In this demo, I have the room’s light set to be red. This is why the light changes when I enter the room.

My project partner Sharang has it set to be orange, and since he has higher priority than me, the light changes to orange.

After Sharang leaves, however, they change back to red.

Quick Bullets

In this project my teammates and I:

• Conceptualized a project to apply a user’s settings for a specific rooms in their home automatically when the user’s presence in a room is detected. User settings included the music playing in a room and the brightness and color of the room’s lights.

• Wrote and debugged firmware for the ESP32 SoC to gather Bluetooth Low Energy RSSI measurements, detect the presence of users carrying an Eddystone beacon, and to communicate with user peripherals like smart lightbulbs and speakers.

• Architected a web application for users to edit their settings, establish user priority, register devices and rooms, and communicate with measurement devices to update room settings using Flask, Python, Heroku, Jinja templates, and Postgres.

• Coordinated with teammates to enable successful communication between measurement devices, room peripherals, and the web application.

• Collaborated with other teammates confirm the requirements for our PCB and keep the project on schedule.

• Enforced access restrictions between user accounts to ensure safety, security, and integrity of sensitive user data.

Project Poster

Web UI Screenshot

System Architecture Flowchart

Database Schema

Hardware Utilized

• Raspberry Pi 3 running as an ethernet bridge and music speaker.
• LIFX Smart Lightbulb
• ESP32 Wireless Soc
• Radbeacon Eddystone Beacon
• TP-Link N300 Router

Reflections

This project could’ve been improved in a couple of ways:

• It was incredibly insecure and very much a privacy hazard.
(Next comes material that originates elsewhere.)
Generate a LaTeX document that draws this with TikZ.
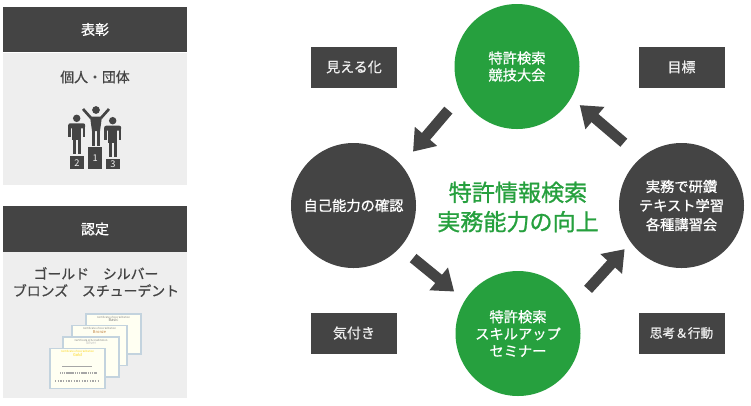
\documentclass[tikz,border=0pt]{standalone}
\usepackage{fontspec}
\setmainfont{Noto Sans CJK JP}[FakeBold=0.8]
\newfontfamily\thinfont{Noto Sans CJK JP}
\newfontfamily\ctrfont{Noto Sans CJK JP}[FakeBold=1.0]
\usetikzlibrary{arrows.meta}
\definecolor{dark}{HTML}{444444}
\definecolor{pale}{HTML}{EEEEEE}
\definecolor{grn}{HTML}{26A03E}
\definecolor{certb}{HTML}{C3D3DE}
\definecolor{certf}{HTML}{FFFFF2}
\tikzset{
  x=0.75pt,y=-0.75pt,
  bigcircle/.style={circle,minimum size=93.75pt,inner sep=0pt,outer sep=0pt,text=white,align=center,font=\fontsize{10.7pt}{12.8pt}\selectfont},
  greencircle/.style={bigcircle,fill=grn},
  darkcircle/.style={bigcircle,fill=dark},
  tagbox/.style={fill=dark,minimum width=64.5pt,minimum height=30.75pt,inner sep=0pt,text=pale,font=\fontsize{10.5pt}{13pt}\selectfont},
  header/.style={fill=dark,text=white,minimum width=138pt,inner sep=0pt,font=\fontsize{10.5pt}{13pt}\selectfont},
  panel/.style={fill=pale,minimum width=138pt,inner sep=0pt},
  paneltext/.style={text=dark,align=center,inner sep=0pt,font=\fontsize{10.4pt}{12.8pt}\selectfont},
  fatarrow/.style={draw=dark,line width=8pt,-{Triangle[length=15pt,width=21pt]}},
  cert/.style={draw=certb,fill=certf,line width=1.3pt,minimum width=41.5pt,minimum height=30pt,inner sep=0pt},
  certtext/.style={inner sep=0pt,text=gray,font=\thinfont\fontsize{2pt}{2.4pt}\selectfont},
  certname/.style={inner sep=0pt,text=gray,font=\thinfont\fontsize{3pt}{3.6pt}\selectfont},
  limb/.style={draw=dark,line width=2pt},
  leg/.style={draw=dark,line width=2.2pt},
  podium/.style={fill=dark,text=pale,minimum width=10.5pt,inner sep=0pt,font=\thinfont\fontsize{7pt}{8pt}\selectfont},
}
\newcommand{\standing}[2]{%
  \begin{scope}[shift={(#1,#2)}]
    \fill[dark] (0,0) circle (2.8pt);
    \fill[dark,rounded corners=1.5pt] (-8.5,5) rectangle (8.5,10);
    \fill[dark] (-4.5,6) rectangle (4.5,22);
    \draw[limb] (-7.3,7) -- (-7.3,19);
    \draw[limb] (7.3,7) -- (7.3,19);
    \draw[leg] (-2.6,20) -- (-2.6,36);
    \draw[leg] (2.6,20) -- (2.6,36);
  \end{scope}}
\begin{document}
\begin{tikzpicture}
\useasboundingbox (0,0) rectangle (751,405);
\fill[white] (0,0) rectangle (751,405);
% left panels
\node[panel,minimum height=99.5pt] (p1) at (95,119) {};
\node[header,minimum height=34pt] (h1) at (95,29.5) {表彰};
\node[paneltext] (t1) at (95,77) {個人・団体};
\node[panel,minimum height=110pt] (p2) at (95,325) {};
\node[header,minimum height=34.5pt] (h2) at (95,229) {認定};
\node[paneltext] (t2) at (96,282) {ゴールド　シルバー\\ブロンズ　スチューデント};
% podium icon
\standing{76.7}{118.3}
\standing{112.7}{120.7}
\fill[dark] (96,110) circle (2.9pt);
\draw[limb] (83,109) -- (91,118);
\draw[limb] (109,109) -- (101,118);
\fill[dark] (90,116.5) -- (102,116.5) -- (100,131) -- (92,131) -- cycle;
\draw[leg] (93.6,128) -- (93.6,146);
\draw[leg] (98.4,128) -- (98.4,146);
\node[podium,minimum height=17pt] (pod1) at (95.3,158) {1};
\node[podium,minimum height=10pt] (pod2) at (77,162.7) {2};
\node[podium,minimum height=7.5pt] (pod3) at (113,164.3) {3};
% certificates
\node[cert] (c4) at (113.5,334) {};
\node[cert] (c3) at (99.5,345.5) {};
\node[cert] (c2) at (91,357) {};
\node[cert] (c1) at (77.5,368.5) {};
\node[certtext,anchor=north] (c4t) at (c4.north) [yshift=-2pt] {Certificate of Accreditation};
\node[certtext,anchor=north] (c3t) at (c3.north) [yshift=-2pt] {Certificate of Accreditation};
\node[certtext,anchor=north] (c2t) at (c2.north) [yshift=-2pt] {Certificate of Accreditation};
\node[certtext,anchor=north,text=yellow!70!orange] (c1t) at (c1.north) [yshift=-2pt] {Certificate of Accreditation};
\node[certname,anchor=north] (c4n) at (c4t.south) {Basic};
\node[certname,anchor=north,text=brown] (c3n) at (c3t.south) {Bronze};
\node[certname,anchor=north,text=lightgray] (c2n) at (c2t.south) {Silver};
\node[certname,anchor=north,text=yellow!70!orange] (c1n) at (c1t.south) {Gold};
\draw[gray!70,line width=0.3pt] (62,366) -- (92,366);
\draw[gray!70,line width=0.8pt,dash pattern=on 1pt off 0.4pt] (60,373) -- (97,373);
\draw[gray!70,line width=0.8pt,dash pattern=on 1pt off 1pt] (55,381) -- (100,381);
% circles
\node[greencircle] (top) at (517,66.5) {特許検索\\競技大会};
\node[greencircle] (bot) at (518,333.5) {特許検索\\スキルアップ\\セミナー};
\node[darkcircle] (lft) at (353.5,205.5) {自己能力の確認};
\node[darkcircle,font=\fontsize{10.7pt}{14.3pt}\selectfont] (rgt) at (681.5,205.5) {実務で研鑽\\テキスト学習\\各種講習会};
% tags
\node[tagbox] (g1) at (354,67) {見える化};
\node[tagbox] (g2) at (681.5,67) {目標};
\node[tagbox] (g3) at (354,333) {気付き};
\node[tagbox,font=\fontsize{9.5pt}{12pt}\selectfont] (g4) at (681.5,333) {思考＆行動};
% centre
\node[text=grn,align=center,inner sep=0pt,font=\ctrfont\fontsize{17.3pt}{22pt}\selectfont] (ctr) at (518,207) {特許情報検索\\実務能力の向上};
% arrows
\draw[fatarrow,shorten <=15pt,shorten >=13.5pt] (top.207.7) -- (lft.40.3);
\draw[fatarrow,shorten <=17.25pt,shorten >=8.5pt] (rgt.130.4) -- (top.330);
\draw[fatarrow,shorten <=16pt,shorten >=7pt] (bot.27.2) -- (rgt.216);
\draw[fatarrow,shorten <=12.75pt,shorten >=10.5pt] (lft.318) -- (bot.148);
\end{tikzpicture}
\end{document}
The webserver was never configured to use HTTPS, meaning an attacker could freely spy on a user’s network to see which rooms they’re in, modify their devices, etc. We literally sent unencrypted measurements of bluetooth RSSI from the ESP32 out through the internet to our webserver.

  • Despite this, if our novel prototype were a real product I’m sure someone would’ve bought or funded it though.

  • 🤔🤔🤔

• The peripheral control and measurement devices connected to a user’s home network using WPS, which is not secure.

• No cryptography was used to verify that updates to a room’s settings came from the Smart Rooms webserver. This means anyone who intercepted and sent the right HTTP replies to the right places could definitely change a user’s settings without them asking, even with a home network’s NAT firewall enabled.

  • The settings stored on the webserver weren’t at risk here, but anyone could reply to the peripheral controlling devices that were polling for the room’s settings with made up answers.

  • Measurements from the ESP32 could be spoofed by anybody, anywhere, since they weren’t authenticated. The ESP32 was simply identified by User-Agent, which anybody can lie about. This also means other users could lie about their ESP32’s provided ID to read (but not modify) the settings of other users.

• In addition to almost nonexistent network security, we didn’t really exercise any defensive programming practices for our C firmware running FreeRTOS.

  • Our code had plenty of calls to strcpy, sscanf, sprintf, all of which are vulnerable to buffer overflow.

Overall, security wasn’t considered for the project since it was simply a prototype and our biggest priority was just to get something working.

• On the server side, we handled a fair amount of timestamped RSSI measurements. These measurements are really time-series data, which are well suited to be stored in a time-series database like InfluxDB. This is especially useful when deciding whether measurements indicate a user is in a room. This decision process could consider the average of the last N measurements from a device or use other algorithms. Regardless of the decision algorithm, a time-series database can greatly facilitiate querying timestamped data.

  • We used a relational database for our application, which was the right choice for the rest of our data since it had lots of structure. Homes have rooms, rooms have devices, so on and so on. But the RSSI measurements probably could’ve been shoved into InfluxDB. The tradeoff here is added complexity and maintenance though, since two databases is more than one.

  • Us being Computer Engineering and Electrical Engineering students, I think it’s reasonable that none of us had ever heard of a time-series database when doing our project (the CS curriculum never talks about them either as far as I know). Knowing this family of databases exists will definitely be helpful in future IoT projects though.